I was an adult before I ever revealed to my parents how bad it actually was with Miss D. That it was, in fact, abuse. And clearly I was not alone in this. (In fact, I ended up attending high school with Miss D’s niece. When I mentioned that I’d taken lessons with Miss D for years, my classmate’s response was, “Oh, God, I’m sorry.”) She was teaching before I started lessons with her, and she continued to teach after. No one ever fired her. No one ever investigated her. Some kids were at least able to convince their parents to let them quit lessons, but to my knowledge, no parent ever called the school to complain about her methods.

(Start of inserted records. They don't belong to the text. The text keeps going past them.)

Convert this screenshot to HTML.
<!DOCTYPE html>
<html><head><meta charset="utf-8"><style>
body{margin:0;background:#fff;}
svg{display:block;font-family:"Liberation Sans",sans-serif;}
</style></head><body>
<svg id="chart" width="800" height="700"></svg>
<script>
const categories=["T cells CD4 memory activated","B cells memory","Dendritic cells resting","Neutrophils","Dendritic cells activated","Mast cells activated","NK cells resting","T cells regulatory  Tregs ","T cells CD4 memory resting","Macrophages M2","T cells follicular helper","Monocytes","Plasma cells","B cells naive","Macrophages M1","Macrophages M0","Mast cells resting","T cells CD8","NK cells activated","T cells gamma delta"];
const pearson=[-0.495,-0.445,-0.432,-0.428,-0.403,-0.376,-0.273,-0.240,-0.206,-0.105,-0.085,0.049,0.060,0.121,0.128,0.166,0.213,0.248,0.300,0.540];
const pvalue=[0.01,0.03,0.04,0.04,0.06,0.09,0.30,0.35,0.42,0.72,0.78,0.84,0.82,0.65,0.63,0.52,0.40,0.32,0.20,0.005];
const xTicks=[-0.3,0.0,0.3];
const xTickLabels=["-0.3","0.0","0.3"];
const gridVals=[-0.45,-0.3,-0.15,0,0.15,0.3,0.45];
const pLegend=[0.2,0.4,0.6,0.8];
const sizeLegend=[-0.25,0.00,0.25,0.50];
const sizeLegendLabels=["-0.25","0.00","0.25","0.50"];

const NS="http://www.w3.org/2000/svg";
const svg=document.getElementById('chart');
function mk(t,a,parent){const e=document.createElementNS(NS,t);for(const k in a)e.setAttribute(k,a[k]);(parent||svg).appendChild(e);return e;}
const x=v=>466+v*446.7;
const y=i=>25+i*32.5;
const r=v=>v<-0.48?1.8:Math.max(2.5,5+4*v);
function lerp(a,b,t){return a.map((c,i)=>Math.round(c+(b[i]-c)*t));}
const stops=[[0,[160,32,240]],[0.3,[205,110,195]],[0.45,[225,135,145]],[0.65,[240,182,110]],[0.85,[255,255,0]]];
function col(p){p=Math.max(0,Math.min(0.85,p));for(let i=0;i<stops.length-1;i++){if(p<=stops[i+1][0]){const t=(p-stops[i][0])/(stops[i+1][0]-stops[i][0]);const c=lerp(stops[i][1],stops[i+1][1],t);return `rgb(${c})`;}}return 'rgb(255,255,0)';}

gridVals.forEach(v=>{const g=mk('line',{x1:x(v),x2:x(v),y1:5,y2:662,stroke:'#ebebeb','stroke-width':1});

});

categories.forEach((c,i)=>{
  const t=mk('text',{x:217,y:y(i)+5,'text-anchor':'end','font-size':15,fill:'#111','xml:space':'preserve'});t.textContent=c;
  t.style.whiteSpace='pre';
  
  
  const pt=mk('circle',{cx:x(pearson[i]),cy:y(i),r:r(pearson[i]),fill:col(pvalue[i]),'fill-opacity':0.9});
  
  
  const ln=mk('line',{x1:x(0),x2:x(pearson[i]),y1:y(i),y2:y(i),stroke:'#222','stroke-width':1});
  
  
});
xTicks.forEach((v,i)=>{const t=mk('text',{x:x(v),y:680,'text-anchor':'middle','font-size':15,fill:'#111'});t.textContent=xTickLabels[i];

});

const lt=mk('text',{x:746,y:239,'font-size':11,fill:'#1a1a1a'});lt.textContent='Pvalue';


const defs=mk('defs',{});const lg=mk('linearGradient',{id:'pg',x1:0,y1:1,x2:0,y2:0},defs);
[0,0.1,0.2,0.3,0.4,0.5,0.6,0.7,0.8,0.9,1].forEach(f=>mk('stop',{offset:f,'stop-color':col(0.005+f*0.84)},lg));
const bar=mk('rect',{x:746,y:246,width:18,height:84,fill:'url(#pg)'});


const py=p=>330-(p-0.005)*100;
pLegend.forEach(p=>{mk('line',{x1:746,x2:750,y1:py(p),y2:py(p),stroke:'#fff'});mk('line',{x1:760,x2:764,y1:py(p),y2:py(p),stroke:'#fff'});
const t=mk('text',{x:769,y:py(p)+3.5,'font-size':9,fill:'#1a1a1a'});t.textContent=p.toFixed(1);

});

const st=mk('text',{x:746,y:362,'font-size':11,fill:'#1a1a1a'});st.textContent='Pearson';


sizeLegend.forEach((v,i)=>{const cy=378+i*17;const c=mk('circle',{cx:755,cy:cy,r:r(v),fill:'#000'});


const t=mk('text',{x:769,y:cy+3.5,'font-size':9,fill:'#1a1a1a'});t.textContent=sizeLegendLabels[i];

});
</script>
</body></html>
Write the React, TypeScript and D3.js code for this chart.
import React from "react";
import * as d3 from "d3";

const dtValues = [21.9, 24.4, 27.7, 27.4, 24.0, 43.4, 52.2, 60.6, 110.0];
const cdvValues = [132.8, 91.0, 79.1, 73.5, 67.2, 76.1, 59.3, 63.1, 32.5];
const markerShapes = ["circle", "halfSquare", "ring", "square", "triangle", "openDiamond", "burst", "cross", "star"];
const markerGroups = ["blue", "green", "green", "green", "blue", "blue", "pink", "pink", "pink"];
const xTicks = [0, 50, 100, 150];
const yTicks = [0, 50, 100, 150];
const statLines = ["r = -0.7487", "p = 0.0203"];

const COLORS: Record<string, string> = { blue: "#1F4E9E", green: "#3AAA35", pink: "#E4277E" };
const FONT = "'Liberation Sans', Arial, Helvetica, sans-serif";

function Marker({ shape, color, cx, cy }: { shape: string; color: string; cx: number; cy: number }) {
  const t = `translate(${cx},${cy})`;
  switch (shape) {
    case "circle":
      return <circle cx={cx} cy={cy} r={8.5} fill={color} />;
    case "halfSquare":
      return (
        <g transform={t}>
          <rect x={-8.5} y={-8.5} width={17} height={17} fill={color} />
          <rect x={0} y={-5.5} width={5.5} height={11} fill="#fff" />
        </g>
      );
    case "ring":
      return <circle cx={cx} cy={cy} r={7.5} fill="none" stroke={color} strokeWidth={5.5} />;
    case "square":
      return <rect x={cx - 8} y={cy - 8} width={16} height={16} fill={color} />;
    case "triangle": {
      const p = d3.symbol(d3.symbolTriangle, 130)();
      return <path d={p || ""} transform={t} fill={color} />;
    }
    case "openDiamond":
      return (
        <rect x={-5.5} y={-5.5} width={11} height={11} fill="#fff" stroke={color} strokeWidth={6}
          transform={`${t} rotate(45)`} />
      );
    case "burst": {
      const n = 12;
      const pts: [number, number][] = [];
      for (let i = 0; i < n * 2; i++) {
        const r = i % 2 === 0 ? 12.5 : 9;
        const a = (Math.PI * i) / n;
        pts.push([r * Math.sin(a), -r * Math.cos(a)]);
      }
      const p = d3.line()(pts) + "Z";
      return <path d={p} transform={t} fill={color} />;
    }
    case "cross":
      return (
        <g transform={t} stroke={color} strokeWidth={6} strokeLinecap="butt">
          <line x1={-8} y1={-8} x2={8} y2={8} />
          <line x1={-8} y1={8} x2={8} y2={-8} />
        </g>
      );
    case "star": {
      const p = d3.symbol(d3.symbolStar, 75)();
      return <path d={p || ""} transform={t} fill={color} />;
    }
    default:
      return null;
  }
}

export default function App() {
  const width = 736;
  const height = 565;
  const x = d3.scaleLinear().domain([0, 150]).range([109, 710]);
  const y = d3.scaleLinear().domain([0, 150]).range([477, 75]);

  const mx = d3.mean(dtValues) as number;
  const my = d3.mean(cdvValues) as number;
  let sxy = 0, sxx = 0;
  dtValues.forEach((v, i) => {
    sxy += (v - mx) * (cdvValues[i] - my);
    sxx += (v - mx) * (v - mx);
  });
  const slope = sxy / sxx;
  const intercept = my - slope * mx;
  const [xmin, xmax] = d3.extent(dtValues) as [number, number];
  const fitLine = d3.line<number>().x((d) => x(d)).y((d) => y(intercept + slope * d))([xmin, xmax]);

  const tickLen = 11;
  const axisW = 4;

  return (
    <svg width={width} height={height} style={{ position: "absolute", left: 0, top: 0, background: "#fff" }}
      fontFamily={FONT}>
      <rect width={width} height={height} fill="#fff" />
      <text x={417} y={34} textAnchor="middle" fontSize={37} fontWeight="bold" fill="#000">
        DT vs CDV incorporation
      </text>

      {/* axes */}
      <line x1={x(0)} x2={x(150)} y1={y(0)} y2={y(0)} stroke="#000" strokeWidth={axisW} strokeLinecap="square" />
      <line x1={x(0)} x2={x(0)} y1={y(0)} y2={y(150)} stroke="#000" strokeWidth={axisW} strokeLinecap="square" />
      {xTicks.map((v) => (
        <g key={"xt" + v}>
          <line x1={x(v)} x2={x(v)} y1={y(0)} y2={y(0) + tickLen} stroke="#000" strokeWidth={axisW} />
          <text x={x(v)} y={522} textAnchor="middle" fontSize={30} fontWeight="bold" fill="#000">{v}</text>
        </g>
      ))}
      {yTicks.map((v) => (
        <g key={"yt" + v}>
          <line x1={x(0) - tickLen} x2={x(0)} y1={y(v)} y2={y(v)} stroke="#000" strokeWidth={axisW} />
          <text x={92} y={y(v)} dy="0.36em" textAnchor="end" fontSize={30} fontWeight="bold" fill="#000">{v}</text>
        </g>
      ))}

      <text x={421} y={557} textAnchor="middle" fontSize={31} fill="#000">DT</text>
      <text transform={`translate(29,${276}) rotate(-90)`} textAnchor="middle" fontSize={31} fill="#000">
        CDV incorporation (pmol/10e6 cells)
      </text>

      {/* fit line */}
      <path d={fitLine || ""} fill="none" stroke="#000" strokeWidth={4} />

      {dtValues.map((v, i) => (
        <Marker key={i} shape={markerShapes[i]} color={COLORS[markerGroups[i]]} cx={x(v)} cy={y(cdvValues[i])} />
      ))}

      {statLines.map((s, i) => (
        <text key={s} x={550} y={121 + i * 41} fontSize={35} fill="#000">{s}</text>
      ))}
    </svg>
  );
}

In the meantime, I had a family that loved me, parents who supported me and were proud of my accomplishments and who, while as imperfect as any other parents out there, were warm and kind and never let me doubt my value. I was able to emerge from the experience relatively unscathed.
Imagine what it must be like for children who have someone like Miss D as a parent. Or a grandparent. Or a family friend who everybody likes.
If it was as hard as it was for me to talk about the abuse of my piano teacher for fear of not being believed, how hard do you think it must be for a child to tell anyone that their parent is hurting them? Or that mommy’s boyfriend is touching them in ways he shouldn’t, even though he makes mommy so happy?
How hard must it be to tell when telling might have one of two outcomes: either you won’t be believed and you’ll get in trouble for telling, or you will be believed, and everything you know will be torn apart?
And how hard must it be to tell on someone you love?
I don’t want to be alarmist here.
But my general philosophy is that when a kid says a grownup is hurting them, or is making them afraid, it is imperative to believe them. And then take action.
You might be the only person who does.